Only the lines from the one containing "What React, TypeScript" through the one containing "Chart.register(...registerables);" should be duplicated, exactly as they appear. Pictures are to be left out.

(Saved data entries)
▬▬▬▬▬▬
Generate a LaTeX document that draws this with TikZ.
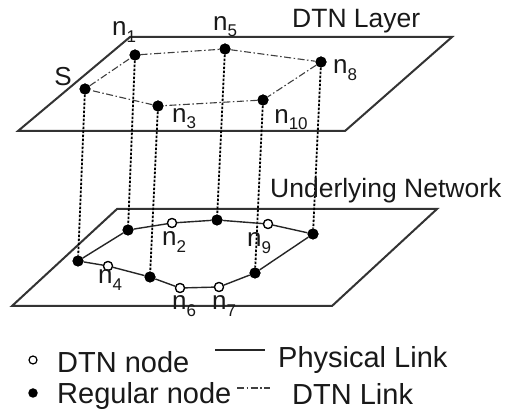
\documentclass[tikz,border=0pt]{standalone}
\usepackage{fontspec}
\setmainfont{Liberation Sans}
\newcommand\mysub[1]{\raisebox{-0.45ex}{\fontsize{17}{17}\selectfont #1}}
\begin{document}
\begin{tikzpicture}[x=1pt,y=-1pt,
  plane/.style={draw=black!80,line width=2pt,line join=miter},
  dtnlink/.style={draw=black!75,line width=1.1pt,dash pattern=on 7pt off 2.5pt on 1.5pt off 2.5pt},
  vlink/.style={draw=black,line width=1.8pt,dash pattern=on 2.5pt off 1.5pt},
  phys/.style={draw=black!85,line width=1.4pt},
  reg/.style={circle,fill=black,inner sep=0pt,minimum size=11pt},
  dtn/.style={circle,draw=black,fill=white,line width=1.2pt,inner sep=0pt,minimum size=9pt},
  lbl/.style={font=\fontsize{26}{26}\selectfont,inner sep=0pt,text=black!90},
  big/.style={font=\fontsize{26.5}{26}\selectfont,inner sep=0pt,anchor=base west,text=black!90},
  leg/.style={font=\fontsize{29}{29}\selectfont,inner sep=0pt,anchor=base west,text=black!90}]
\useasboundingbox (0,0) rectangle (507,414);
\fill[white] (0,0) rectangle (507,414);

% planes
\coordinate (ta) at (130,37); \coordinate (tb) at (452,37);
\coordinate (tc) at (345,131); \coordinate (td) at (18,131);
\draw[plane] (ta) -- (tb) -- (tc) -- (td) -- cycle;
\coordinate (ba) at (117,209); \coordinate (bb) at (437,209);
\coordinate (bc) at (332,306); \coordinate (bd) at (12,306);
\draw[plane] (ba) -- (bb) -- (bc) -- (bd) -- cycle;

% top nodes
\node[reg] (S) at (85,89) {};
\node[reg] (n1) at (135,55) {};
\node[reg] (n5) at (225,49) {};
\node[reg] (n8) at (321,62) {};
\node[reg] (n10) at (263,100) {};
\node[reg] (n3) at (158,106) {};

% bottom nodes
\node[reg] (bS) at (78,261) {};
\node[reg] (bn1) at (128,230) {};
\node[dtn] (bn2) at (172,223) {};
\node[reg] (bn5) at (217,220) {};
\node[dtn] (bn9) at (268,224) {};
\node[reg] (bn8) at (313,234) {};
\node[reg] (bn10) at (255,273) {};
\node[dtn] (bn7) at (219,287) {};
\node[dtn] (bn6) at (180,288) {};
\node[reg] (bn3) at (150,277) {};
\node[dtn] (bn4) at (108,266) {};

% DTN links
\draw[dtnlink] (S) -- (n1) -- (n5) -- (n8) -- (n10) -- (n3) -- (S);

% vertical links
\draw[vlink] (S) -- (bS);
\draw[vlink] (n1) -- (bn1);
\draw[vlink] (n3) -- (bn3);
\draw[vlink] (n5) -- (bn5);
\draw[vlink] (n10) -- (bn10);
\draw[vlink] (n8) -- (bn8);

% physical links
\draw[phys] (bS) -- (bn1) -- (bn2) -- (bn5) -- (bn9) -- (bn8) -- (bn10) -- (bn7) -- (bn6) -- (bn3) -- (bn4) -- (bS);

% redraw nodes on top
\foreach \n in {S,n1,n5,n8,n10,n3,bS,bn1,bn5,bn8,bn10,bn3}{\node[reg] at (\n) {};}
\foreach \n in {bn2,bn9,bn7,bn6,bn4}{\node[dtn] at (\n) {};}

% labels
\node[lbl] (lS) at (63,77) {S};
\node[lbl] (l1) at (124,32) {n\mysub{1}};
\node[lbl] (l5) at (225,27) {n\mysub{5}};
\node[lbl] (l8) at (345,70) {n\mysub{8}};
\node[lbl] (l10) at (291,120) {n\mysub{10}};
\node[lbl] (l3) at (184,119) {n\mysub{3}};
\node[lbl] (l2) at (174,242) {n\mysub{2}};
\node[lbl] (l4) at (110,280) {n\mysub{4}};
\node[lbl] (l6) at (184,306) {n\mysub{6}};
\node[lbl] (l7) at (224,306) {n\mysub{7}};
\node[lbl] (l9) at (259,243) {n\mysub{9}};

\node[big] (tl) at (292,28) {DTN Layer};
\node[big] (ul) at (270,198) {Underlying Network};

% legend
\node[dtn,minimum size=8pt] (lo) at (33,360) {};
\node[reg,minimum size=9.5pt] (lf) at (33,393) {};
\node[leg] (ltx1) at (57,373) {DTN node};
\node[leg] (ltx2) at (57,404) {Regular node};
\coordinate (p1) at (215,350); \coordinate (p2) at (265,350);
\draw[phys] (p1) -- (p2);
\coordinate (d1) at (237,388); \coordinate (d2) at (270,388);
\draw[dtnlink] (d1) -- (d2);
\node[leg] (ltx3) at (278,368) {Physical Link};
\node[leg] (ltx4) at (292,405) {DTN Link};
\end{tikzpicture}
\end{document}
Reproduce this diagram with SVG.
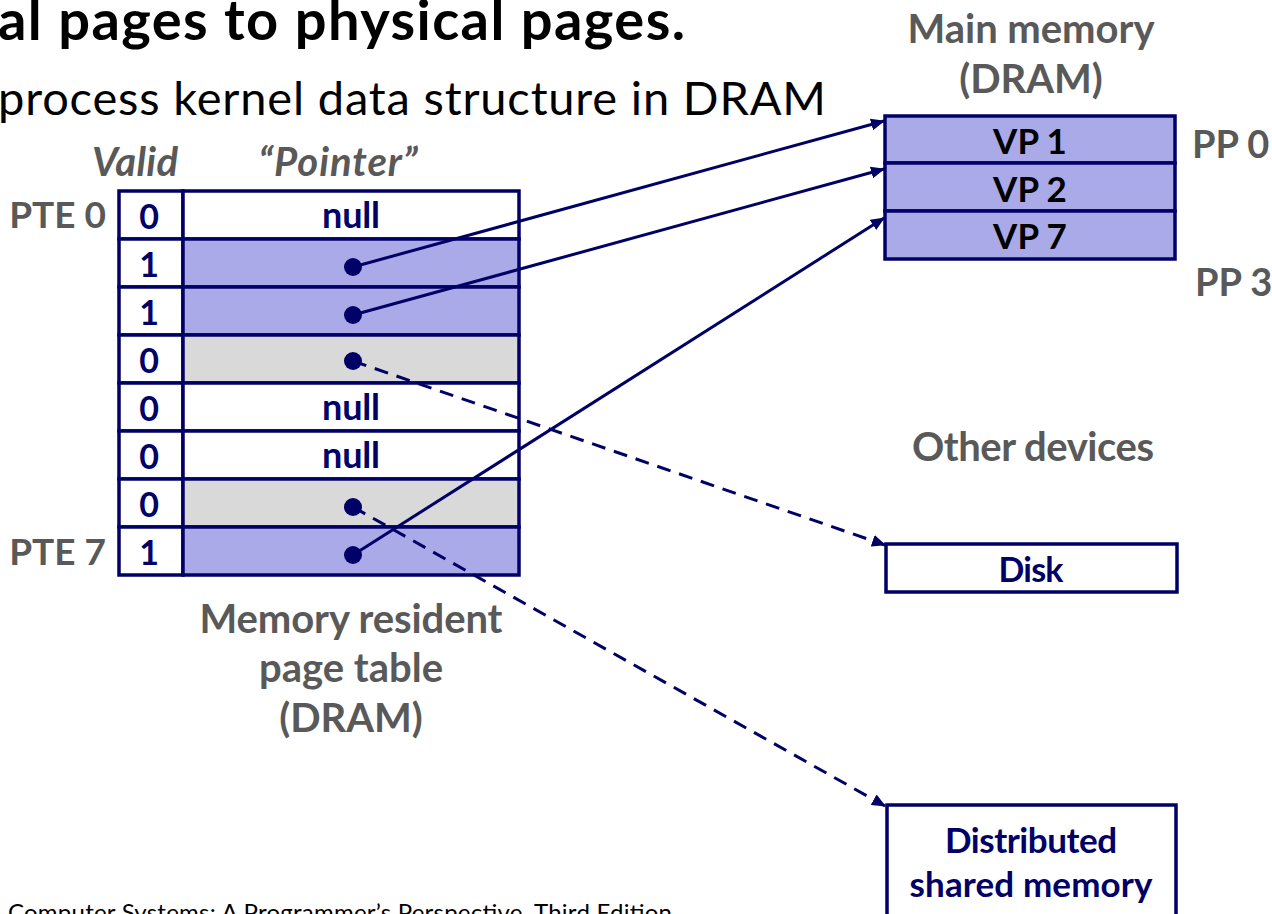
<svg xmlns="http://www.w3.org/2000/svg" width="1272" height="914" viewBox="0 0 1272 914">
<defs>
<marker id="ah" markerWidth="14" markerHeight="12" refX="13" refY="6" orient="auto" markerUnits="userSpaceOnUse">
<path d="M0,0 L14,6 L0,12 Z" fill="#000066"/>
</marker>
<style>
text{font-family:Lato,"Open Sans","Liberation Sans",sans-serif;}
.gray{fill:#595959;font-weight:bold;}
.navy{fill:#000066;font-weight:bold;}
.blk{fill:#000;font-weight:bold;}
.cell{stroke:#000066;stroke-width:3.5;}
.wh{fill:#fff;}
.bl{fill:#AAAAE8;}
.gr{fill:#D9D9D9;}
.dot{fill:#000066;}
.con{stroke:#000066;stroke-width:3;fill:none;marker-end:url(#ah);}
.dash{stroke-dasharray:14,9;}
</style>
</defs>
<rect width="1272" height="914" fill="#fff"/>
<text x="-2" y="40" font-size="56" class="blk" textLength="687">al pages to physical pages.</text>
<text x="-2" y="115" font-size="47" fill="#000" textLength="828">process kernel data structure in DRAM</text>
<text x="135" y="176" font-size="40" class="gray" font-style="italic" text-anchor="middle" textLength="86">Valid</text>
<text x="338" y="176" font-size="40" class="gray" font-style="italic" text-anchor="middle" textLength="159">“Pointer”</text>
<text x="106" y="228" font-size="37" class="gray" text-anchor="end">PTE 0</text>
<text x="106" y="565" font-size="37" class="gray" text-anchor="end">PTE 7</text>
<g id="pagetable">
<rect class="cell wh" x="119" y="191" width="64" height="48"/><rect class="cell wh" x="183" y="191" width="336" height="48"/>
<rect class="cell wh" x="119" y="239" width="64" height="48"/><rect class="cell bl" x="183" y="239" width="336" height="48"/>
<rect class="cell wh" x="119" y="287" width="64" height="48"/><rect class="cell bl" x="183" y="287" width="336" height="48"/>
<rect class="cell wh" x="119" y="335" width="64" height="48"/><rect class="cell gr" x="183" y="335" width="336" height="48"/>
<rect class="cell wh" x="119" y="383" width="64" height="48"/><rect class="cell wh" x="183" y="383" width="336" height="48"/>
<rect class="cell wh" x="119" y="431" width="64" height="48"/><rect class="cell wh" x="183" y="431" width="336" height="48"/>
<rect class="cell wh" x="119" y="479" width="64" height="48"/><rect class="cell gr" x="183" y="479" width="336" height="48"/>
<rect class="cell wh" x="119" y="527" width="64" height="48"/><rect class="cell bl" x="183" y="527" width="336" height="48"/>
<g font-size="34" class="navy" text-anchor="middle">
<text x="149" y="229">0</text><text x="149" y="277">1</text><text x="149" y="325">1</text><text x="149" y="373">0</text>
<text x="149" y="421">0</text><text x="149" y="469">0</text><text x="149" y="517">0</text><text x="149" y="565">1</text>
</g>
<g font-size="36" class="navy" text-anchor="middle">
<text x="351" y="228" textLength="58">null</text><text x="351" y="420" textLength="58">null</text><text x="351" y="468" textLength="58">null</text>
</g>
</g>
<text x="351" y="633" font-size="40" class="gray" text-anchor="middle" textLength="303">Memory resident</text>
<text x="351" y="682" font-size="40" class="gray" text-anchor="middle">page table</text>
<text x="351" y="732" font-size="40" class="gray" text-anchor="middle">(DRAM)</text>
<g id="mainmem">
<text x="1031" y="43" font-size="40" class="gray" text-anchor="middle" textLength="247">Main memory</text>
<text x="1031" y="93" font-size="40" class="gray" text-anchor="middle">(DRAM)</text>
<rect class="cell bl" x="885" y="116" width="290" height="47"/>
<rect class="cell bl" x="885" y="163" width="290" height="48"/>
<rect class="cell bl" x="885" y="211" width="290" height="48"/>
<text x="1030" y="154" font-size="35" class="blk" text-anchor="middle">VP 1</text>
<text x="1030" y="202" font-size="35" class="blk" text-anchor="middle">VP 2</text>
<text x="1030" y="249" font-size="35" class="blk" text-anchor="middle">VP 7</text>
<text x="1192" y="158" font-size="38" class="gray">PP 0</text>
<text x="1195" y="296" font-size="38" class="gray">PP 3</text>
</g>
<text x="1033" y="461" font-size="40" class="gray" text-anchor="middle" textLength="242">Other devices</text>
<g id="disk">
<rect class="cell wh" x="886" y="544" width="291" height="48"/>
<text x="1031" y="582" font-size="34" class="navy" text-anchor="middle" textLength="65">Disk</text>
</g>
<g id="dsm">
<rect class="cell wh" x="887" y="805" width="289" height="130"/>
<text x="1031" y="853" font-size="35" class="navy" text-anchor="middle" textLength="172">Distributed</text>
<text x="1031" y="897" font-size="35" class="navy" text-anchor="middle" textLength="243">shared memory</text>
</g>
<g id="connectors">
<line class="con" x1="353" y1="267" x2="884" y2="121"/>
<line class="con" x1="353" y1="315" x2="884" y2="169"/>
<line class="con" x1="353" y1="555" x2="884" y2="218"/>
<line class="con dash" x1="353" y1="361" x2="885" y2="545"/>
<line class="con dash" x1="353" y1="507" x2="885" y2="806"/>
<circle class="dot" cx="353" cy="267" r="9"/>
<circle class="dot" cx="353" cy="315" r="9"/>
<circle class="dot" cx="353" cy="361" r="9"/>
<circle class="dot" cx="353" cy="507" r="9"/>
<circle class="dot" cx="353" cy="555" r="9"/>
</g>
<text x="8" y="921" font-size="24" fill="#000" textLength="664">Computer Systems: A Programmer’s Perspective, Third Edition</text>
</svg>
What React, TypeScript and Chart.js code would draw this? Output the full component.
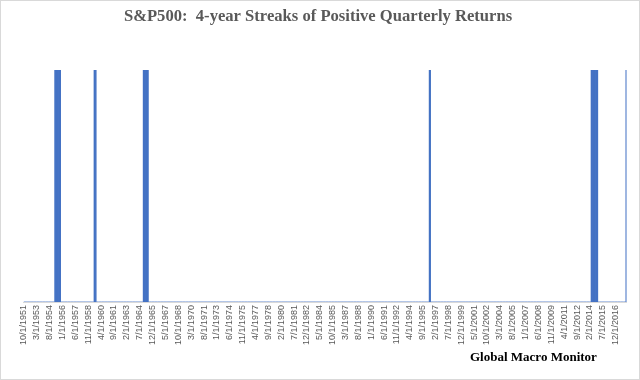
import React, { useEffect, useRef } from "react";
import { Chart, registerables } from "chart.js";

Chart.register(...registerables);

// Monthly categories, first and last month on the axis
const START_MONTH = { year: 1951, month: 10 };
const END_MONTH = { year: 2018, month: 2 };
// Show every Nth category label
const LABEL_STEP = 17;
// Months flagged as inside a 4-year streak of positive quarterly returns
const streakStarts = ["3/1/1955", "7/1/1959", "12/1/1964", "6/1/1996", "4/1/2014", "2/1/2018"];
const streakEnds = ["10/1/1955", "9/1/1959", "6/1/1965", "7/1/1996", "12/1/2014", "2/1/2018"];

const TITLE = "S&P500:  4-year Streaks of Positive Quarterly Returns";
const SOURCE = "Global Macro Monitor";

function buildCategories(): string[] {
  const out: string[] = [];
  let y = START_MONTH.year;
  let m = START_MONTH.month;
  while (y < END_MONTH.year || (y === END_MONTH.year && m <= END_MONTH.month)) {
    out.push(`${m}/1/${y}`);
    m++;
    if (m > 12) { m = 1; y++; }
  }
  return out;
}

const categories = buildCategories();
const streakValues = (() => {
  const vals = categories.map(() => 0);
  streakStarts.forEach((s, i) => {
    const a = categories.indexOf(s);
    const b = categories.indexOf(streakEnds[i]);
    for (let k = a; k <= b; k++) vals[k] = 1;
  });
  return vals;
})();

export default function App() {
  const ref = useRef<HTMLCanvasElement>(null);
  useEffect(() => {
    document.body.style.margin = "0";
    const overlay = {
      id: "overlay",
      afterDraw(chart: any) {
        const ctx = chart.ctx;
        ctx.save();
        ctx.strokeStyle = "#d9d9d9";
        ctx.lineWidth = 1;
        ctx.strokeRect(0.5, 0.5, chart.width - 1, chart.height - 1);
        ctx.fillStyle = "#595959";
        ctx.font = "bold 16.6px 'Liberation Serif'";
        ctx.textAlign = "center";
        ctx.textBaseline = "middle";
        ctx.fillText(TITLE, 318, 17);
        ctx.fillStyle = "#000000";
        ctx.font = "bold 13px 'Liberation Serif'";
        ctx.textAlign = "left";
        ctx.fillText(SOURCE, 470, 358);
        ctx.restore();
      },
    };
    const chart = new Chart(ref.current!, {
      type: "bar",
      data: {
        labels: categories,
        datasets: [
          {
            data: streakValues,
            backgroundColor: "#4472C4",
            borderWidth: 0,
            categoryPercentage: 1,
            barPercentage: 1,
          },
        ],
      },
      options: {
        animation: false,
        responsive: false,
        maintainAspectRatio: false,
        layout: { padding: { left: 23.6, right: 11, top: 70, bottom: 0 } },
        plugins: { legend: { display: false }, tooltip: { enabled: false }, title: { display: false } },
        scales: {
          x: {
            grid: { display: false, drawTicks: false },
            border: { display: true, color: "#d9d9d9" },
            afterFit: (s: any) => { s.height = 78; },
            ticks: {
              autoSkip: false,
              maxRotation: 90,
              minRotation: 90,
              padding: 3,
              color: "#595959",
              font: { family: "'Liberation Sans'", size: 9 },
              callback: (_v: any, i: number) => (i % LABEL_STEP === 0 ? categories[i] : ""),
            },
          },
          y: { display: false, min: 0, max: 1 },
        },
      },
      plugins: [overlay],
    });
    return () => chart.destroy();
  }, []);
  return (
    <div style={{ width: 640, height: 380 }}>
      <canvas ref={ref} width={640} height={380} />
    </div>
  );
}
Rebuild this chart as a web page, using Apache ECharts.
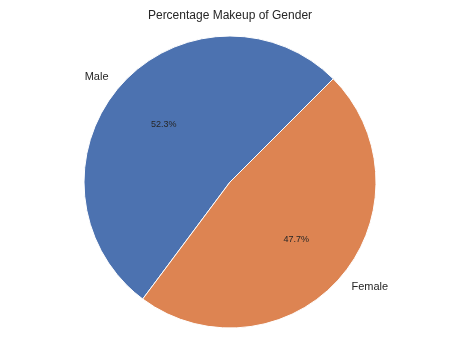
▬▬▬▬▬▬
▶ **Solution**:
What React, TypeScript and Chart.js code would draw this? Output the full component.
import React, { useEffect, useRef } from "react";
import { Chart, registerables } from "chart.js";

Chart.register(...registerables);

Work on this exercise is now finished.